The line containing "plt.rcParams['font.family'] = ['Liberation" marks the end: extract everything from the first line of the data through that line, exactly, with no pictures.
===============
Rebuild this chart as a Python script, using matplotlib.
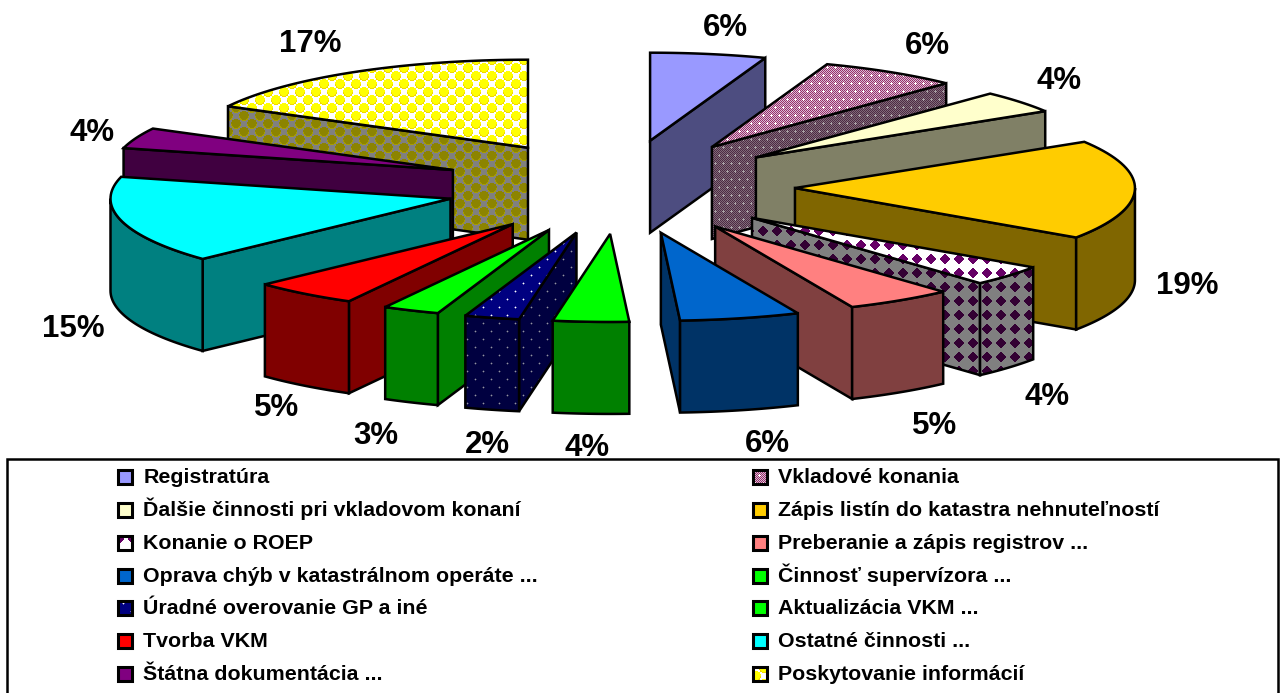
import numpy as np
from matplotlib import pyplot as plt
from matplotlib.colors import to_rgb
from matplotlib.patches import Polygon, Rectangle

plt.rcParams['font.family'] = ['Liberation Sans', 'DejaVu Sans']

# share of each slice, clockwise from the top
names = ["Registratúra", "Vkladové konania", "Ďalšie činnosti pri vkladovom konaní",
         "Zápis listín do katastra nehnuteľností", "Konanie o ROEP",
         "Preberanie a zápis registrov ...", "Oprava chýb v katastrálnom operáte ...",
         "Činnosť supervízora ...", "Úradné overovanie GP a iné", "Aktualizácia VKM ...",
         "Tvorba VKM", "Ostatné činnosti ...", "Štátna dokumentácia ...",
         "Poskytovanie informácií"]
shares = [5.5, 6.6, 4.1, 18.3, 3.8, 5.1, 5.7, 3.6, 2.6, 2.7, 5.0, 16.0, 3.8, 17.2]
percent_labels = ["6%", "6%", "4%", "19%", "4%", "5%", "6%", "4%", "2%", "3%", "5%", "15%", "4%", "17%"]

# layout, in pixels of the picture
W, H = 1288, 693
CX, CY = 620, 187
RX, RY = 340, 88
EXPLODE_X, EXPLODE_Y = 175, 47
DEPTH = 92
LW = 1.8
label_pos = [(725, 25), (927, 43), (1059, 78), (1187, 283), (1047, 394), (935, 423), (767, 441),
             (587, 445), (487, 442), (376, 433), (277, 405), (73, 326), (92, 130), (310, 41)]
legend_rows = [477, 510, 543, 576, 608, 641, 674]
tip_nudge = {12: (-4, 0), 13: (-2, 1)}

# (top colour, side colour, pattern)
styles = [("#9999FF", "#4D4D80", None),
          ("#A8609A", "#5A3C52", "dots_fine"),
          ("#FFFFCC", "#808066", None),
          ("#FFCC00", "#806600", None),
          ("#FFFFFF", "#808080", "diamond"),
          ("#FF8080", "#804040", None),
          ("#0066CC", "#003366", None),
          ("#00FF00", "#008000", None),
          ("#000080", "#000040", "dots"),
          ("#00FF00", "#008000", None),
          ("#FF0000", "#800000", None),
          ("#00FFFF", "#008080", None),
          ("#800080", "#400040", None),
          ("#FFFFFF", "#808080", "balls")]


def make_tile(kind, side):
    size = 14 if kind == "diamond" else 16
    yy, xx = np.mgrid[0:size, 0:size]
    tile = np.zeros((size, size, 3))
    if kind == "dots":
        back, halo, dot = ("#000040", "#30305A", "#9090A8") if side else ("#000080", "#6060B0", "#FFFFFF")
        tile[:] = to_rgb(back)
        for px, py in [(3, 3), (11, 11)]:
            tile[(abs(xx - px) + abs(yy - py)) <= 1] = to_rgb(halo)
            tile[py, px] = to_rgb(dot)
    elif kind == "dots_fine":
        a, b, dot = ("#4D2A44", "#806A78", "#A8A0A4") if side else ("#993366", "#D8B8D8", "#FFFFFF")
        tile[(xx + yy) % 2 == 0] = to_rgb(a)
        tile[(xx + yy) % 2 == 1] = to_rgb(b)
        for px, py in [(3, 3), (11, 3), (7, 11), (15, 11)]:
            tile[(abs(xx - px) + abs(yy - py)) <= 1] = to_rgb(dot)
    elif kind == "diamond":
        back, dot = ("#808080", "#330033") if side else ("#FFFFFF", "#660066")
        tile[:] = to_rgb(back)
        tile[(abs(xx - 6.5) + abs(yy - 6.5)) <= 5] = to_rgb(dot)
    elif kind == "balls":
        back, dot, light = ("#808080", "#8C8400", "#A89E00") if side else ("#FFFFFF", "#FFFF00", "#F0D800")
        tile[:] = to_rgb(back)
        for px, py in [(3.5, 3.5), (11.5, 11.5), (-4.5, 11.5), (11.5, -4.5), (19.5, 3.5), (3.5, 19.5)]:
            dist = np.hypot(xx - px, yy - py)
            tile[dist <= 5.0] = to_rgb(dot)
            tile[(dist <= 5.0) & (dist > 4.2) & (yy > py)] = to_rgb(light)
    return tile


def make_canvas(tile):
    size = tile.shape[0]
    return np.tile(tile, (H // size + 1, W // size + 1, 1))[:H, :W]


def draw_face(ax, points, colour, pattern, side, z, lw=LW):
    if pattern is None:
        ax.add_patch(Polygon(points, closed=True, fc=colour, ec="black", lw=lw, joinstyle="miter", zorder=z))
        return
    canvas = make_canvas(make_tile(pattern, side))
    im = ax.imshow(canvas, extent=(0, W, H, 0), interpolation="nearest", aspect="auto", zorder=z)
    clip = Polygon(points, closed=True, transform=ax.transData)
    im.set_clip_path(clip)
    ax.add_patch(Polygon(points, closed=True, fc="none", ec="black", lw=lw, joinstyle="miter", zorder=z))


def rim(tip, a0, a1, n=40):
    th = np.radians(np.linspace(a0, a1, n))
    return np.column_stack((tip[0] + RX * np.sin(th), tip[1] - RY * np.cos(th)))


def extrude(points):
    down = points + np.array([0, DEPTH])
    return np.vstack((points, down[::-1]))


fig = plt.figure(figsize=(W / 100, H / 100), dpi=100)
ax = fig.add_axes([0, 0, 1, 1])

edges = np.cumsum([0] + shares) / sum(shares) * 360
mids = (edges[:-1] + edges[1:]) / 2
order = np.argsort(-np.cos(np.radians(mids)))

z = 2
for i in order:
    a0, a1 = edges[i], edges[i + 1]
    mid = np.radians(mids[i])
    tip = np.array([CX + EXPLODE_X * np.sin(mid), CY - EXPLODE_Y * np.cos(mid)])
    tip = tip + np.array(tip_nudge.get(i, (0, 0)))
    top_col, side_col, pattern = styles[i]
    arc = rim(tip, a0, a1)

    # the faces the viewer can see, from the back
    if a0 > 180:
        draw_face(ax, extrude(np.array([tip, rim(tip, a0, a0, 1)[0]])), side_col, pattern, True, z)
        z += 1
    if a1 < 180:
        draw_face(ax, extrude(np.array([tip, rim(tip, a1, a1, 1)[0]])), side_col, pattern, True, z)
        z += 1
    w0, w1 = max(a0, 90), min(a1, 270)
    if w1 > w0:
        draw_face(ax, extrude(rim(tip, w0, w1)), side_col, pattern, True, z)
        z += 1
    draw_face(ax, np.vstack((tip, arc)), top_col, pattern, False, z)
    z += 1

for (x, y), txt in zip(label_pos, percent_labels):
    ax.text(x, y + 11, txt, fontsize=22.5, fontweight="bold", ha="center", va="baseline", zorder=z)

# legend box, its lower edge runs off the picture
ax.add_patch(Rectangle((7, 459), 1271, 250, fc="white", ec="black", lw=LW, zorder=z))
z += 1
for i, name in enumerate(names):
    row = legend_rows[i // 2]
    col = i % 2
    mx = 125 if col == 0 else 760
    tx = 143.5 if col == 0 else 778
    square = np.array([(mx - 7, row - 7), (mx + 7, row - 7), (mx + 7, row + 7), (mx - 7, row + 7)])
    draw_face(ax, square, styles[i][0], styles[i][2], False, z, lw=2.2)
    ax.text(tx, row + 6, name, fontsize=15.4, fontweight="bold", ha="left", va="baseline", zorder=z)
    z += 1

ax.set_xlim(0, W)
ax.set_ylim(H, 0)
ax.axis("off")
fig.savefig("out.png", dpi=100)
===============
(OUTPUT):
Rebuild this chart as a Python script, using matplotlib.
import numpy as np
from matplotlib import pyplot as plt
from matplotlib.colors import to_rgb
from matplotlib.patches import Polygon, Rectangle

plt.rcParams['font.family'] = ['Liberation Sans', 'DejaVu Sans']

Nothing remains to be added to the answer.